Kalau bisa disebut ‘produk’, System Four menghasilkan output sebagai berikut:
  1. Immediate intelligence; biasanya tersedia 24 jam, bersifat open source, no analysis, alert basis/daily briefing.
  2. Continuing intelligence; suatu analisa regular yang tedokumentasi dalam suatu database penampungan informasi. Produk ini memerlukan monitoring secara konsisten terhadap internal, eksternal, tren, anomali dll yang berpengaruh terhadap survivability organisasi.
  3. Technical Intelligence; biasanya organisasi mendekatkan diri pada lembaga-lembaga riset untuk terus dapat up-to-date terhadap perkembangan teknologi.
  4. Analytical Intelligence; perlu dikembangkan indikator2 yang lengkap. Isinya adalah environment scanning (sektor, peraturan, politik, sosial). Sinyalemen dari lingkungan yang muncul kemudian diperiksa terhadap indikator yang sebelumnya dikembangkan. Untuk menghasilkan produk ini, perusahaan harus mengembangkan absortive capacity, yaitu kemampuan organisasi untuk mengetahui value dari informasi, mencerna-nya dan mengaplikasikan bagi perusahaan. Tidak kalah penting sebagai bagian dari produk ini adalah scenario planning.
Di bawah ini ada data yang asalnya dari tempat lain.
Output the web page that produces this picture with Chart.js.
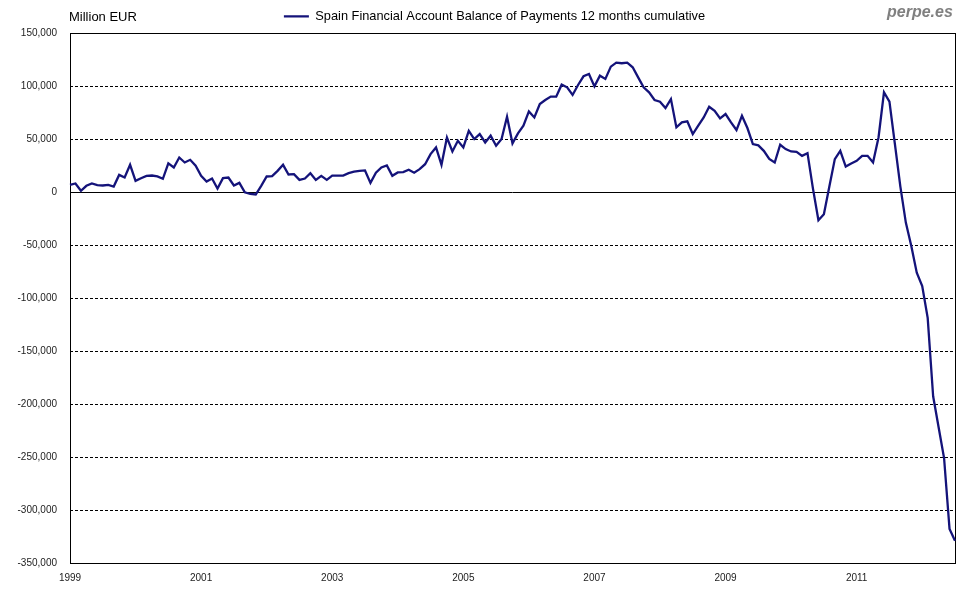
<!DOCTYPE html>
<html><head><meta charset="utf-8">
<script src="https://cdn.jsdelivr.net/npm/chart.js@4.4.0/dist/chart.umd.min.js"></script>
<style>
html,body{margin:0;padding:0;background:#fff;}
#wrap{position:relative;width:980px;height:600px;}
#unit{position:absolute;left:69px;top:9px;font:13px "Liberation Sans",Arial,sans-serif;color:#000;}
#brand{position:absolute;left:887px;top:3px;font:italic bold 16px "Liberation Sans",Arial,sans-serif;color:#808080;}
</style></head><body>
<div id="wrap"><canvas id="c" width="980" height="600"></canvas><div id="unit">Million EUR</div><div id="brand">perpe.es</div></div>
<script>
const seriesName = "Spain Financial Account Balance of Payments 12 months cumulative";
const firstYear = 1999;
const tickYears = ["1999","2001","2003","2005","2007","2009","2011"];
const yTicks = [150000,100000,50000,0,-50000,-100000,-150000,-200000,-250000,-300000,-350000];
// monthly values, Million EUR, Jan 1999 .. Jul 2012
const values = [
  6600, 7900, 1000, 5700, 7900, 6300, 6000, 6600, 5000, 16000, 13500, 25500,
  10400, 12900, 15100, 15400, 14500, 12300, 26800, 23000, 32400, 27700, 30200, 24600,
  15100, 9800, 12600, 3150, 12900, 13500, 6000, 8500, -500, -2000, -2500, 5700,
  14500, 14800, 19800, 25500, 16400, 16700, 11300, 12600, 17600, 11300, 15100, 11300,
  15400, 15400, 15400, 17600, 19000, 19800, 20200, 8500, 18000, 23000, 24900, 15100,
  18300, 18600, 20800, 18000, 21400, 26100, 35600, 41900, 25500, 51300, 38100, 48200,
  41900, 57600, 49800, 54500, 46600, 53000, 43500, 49800, 70900, 45700, 55100, 62400,
  75900, 70200, 82800, 86600, 89800, 89800, 101100, 98600, 91400, 100800, 109000, 111200,
  99500, 109600, 106500, 118100, 121900, 121300, 121900, 117500, 108000, 98600, 93900, 86600,
  85000, 79100, 87500, 60800, 65500, 66500, 54500, 62400, 70200, 80300, 76500, 69300,
  73400, 65500, 58300, 71800, 60200, 45000, 43800, 38700, 31000, 27700, 44400, 40300,
  38100, 37800, 34000, 36500, 3000, -26800, -21100, 5000, 30900, 38700, 23900, 26800,
  29300, 34000, 34000, 27700, 51300, 93900, 85000, 45000, 5000, -29000, -51000, -76200,
  -88800, -118800, -192800, -222000, -251000, -318000, -329000
];
const months = [];
for (let i = 0; i < values.length; i++) {
  const y = firstYear + Math.floor(i / 12), m = (i % 12) + 1;
  months.push(y + "-" + String(m).padStart(2, "0"));
}

const FONT = '"Liberation Sans", Arial, sans-serif';
const gridBox = {
  id: 'gridBox',
  afterLayout(chart) {
    const lg = chart.legend;
    if (lg) { lg.left += 17; lg.right += 17; }
  },
  beforeDatasetsDraw(chart) {
    const {ctx, chartArea: a, scales: {y}} = chart;
    ctx.save();
    ctx.strokeStyle = '#000';
    ctx.lineWidth = 1;
    y.ticks.forEach(t => {
      const py = Math.round(y.getPixelForValue(t.value)) + 0.5;
      ctx.setLineDash(t.value === 0 ? [] : [3, 2]);
      ctx.beginPath(); ctx.moveTo(a.left, py); ctx.lineTo(a.right, py); ctx.stroke();
    });
    ctx.setLineDash([]);
    ctx.strokeRect(Math.round(a.left) + 0.5, Math.round(a.top) + 0.5,
                   Math.round(a.right - a.left), Math.round(a.bottom - a.top));
    ctx.restore();
  }
};

new Chart(document.getElementById('c'), {
  type: 'line',
  data: {
    labels: months,
    datasets: [{
      label: seriesName,
      data: values,
      borderColor: '#14137a',
      backgroundColor: '#14137a',
      borderWidth: 2.3,
      pointRadius: 0,
      tension: 0,
      fill: false
    }]
  },
  options: {
    responsive: false,
    animation: false,
    devicePixelRatio: 1,
    layout: {padding: {left: 0, right: 25, top: 0, bottom: 0}},
    plugins: {
      legend: {
        position: 'top',
        labels: {
          usePointStyle: true,
          pointStyle: 'line',
          pointStyleWidth: 25,
          color: '#000',
          font: {family: FONT, size: 12.8},
          padding: 10
        }
      },
      tooltip: {enabled: false}
    },
    scales: {
      x: {
        type: 'category',
        offset: false,
        grid: {display: false, drawTicks: false},
        border: {display: false},
        ticks: {
          autoSkip: false, maxRotation: 0, padding: 9,
          color: '#222', font: {family: FONT, size: 10},
          callback: function(val) {
            const l = this.getLabelForValue(val);
            return (l.endsWith('-01') && tickYears.includes(l.slice(0, 4))) ? l.slice(0, 4) : null;
          }
        },
        afterFit(s) { s.height = 37; }
      },
      y: {
        min: -350000, max: 150000,
        grid: {display: false, drawTicks: false},
        border: {display: false},
        afterBuildTicks(s) { s.ticks = yTicks.map(v => ({value: v})); },
        ticks: {
          padding: 13, color: '#222', font: {family: FONT, size: 10},
          callback: v => v.toLocaleString('en-US')
        },
        afterFit(s) { s.width = 70; }
      }
    }
  },
  plugins: [gridBox]
});
</script>
</body></html>
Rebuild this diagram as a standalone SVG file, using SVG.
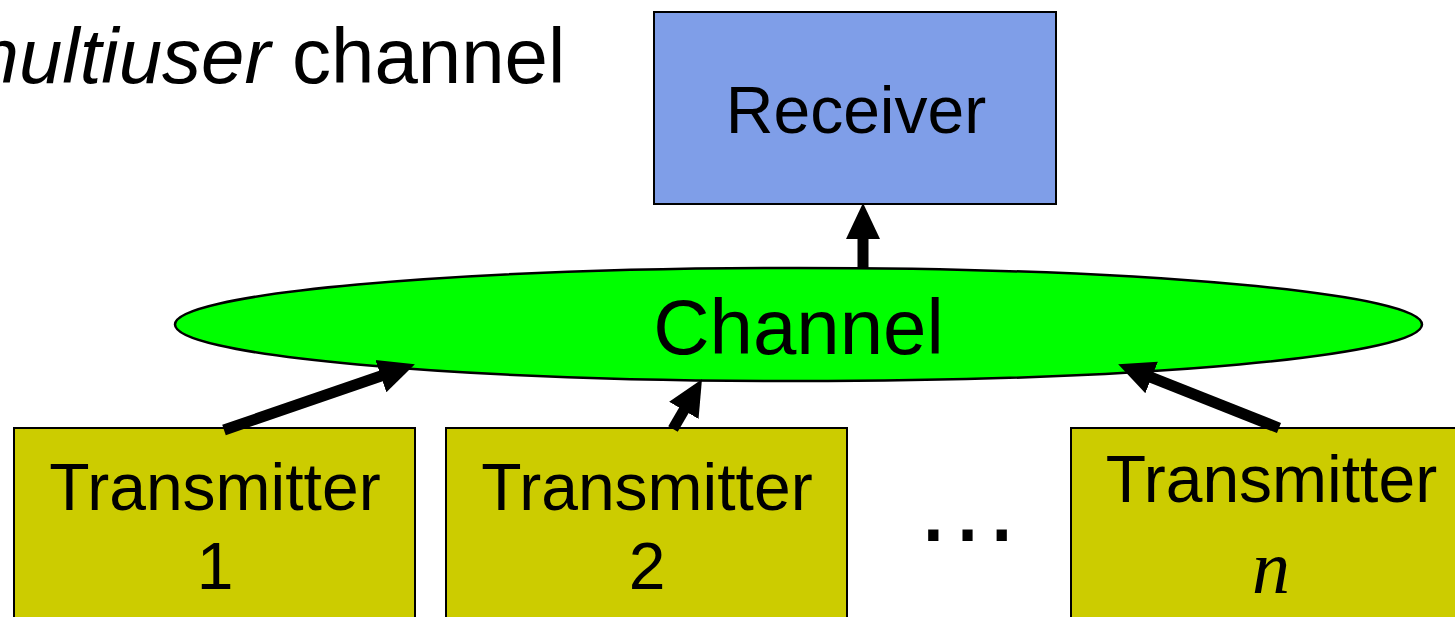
<svg xmlns="http://www.w3.org/2000/svg" width="1455" height="617" viewBox="0 0 1455 617">
  <style>
    .lbl { font-family: "Liberation Sans", Arial, sans-serif; fill: #000; }
    .box { stroke: #000; stroke-width: 2; }
    .tx { fill: #CCCC00; }
    .arrow { stroke: #000; stroke-width: 11; fill: none; marker-end: url(#head); }
  </style>
  <defs>
    <marker id="head" markerUnits="userSpaceOnUse" markerWidth="36" markerHeight="36" refX="14" refY="17" orient="auto" viewBox="0 0 36 34">
      <path d="M0,0 L36,17 L0,34 z" fill="#000"/>
    </marker>
  </defs>

  <rect width="1455" height="617" fill="#fff"/>

  <!-- title, running off the left edge -->
  <text class="lbl" x="-46" y="83" font-size="78"><tspan font-style="italic">multiuser</tspan> channel</text>

  <g id="receiver">
    <rect class="box" x="654" y="12" width="402" height="192" fill="#7F9EE8"/>
    <text class="lbl" x="856" y="133" font-size="66" text-anchor="middle">Receiver</text>
  </g>

  <g id="channel">
    <ellipse cx="798.5" cy="324.5" rx="623.5" ry="56.5" fill="#00FF00" stroke="#000" stroke-width="2.5"/>
    <text class="lbl" x="798.5" y="354" font-size="78" text-anchor="middle">Channel</text>
  </g>

  <g id="transmitter-1">
    <rect class="box tx" x="14" y="428" width="401" height="200"/>
    <text class="lbl" x="215" y="510" font-size="66" text-anchor="middle">Transmitter</text>
    <text class="lbl" x="215" y="589" font-size="66" text-anchor="middle">1</text>
  </g>

  <g id="transmitter-2">
    <rect class="box tx" x="446" y="428" width="401" height="200"/>
    <text class="lbl" x="647" y="510" font-size="66" text-anchor="middle">Transmitter</text>
    <text class="lbl" x="647" y="589" font-size="66" text-anchor="middle">2</text>
  </g>

  <g id="ellipsis">
    <text class="lbl" x="967.5" y="541" font-size="108" text-anchor="middle">…</text>
  </g>

  <g id="transmitter-n">
    <rect class="box tx" x="1071" y="428" width="401" height="200"/>
    <text class="lbl" x="1271.5" y="502" font-size="66" text-anchor="middle">Transmitter</text>
    <text x="1271" y="593" font-size="76" font-style="italic" text-anchor="middle" font-family="'Liberation Serif', 'Times New Roman', serif">n</text>
  </g>

  <g id="connectors">
    <line class="arrow" x1="224" y1="430" x2="394.1" y2="371.5"/>
    <line class="arrow" x1="673" y1="429" x2="690.9" y2="398.3"/>
    <line class="arrow" x1="1279" y1="428" x2="1138.6" y2="372.4"/>
    <line class="arrow" x1="863" y1="268" x2="863" y2="225" stroke-width="12"/>
  </g>
</svg>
  5. Internal Intelligence Consulting; memasukkan analyst dalam tim proyek sehingga ia mampu memberikan input intelligence tepat waktu dan tepat guna.
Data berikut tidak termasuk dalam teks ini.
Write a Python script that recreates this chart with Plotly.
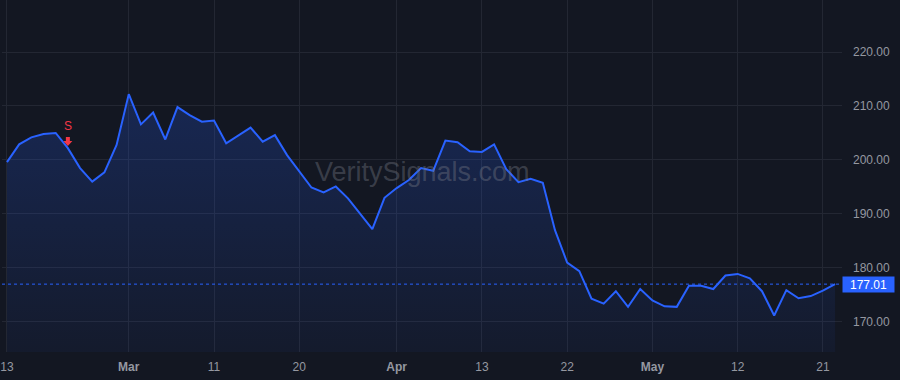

  6. Activated Intelligence; dilakukan atas permintaan client (internal) dan dibuat khusus untuk permintaan tersebut. Seringkali dibutuhkan ketika negosiasi/kerjasama/perjanjian sedang dilakukan.
  7. Counter intelligence; mencakup aktifitas yang dilakukan untuk melindungi perusahaan agar damage bisa diminimalisir. Sebaiknya hal ini dilakukan atas output System Five. Walaupun sulit dikendalikan, sebelum produk ini di-distribusikan, harus dipikirkan matang-matang efek pantulnya (ricochet effect) agar tidak disesali kemudian.
System Four yang berkualitas dapat membedakan input informasi, dis-informasi (hasil counter intelligence) dan noise. Agar Produk intelligence berkualitas, inputnya harus bersih dari dis-informasi dan noise. Membersihkan input dari dis-informasi dan noise membutuhkan tenaga dan waktu, hal ini tidak perlu dipandang sebagai suatu biaya.

Walupun kita sadar bahwa External & Future intelligence adalah komponen yang substansial terhadap strategi perusahaan; menyakinkan organisasi agar ia mau memandang hal ini sebagai fungsi yang harus dijalankan, tidaklah mudah. Ini suatu permasalahan budaya organisasi, yang sering terlewat dalam Risk Assessment. Adapun perlu disadari potensi insentif intelektual yang didapat individu-individu organisasi apabila ia menjalankannya. Karena bukan biaya, investasi terbesarnya adalah kesabaran dan ketekunan.

 ‘The race for survival in this world is not to the strongest but to the most adaptive’.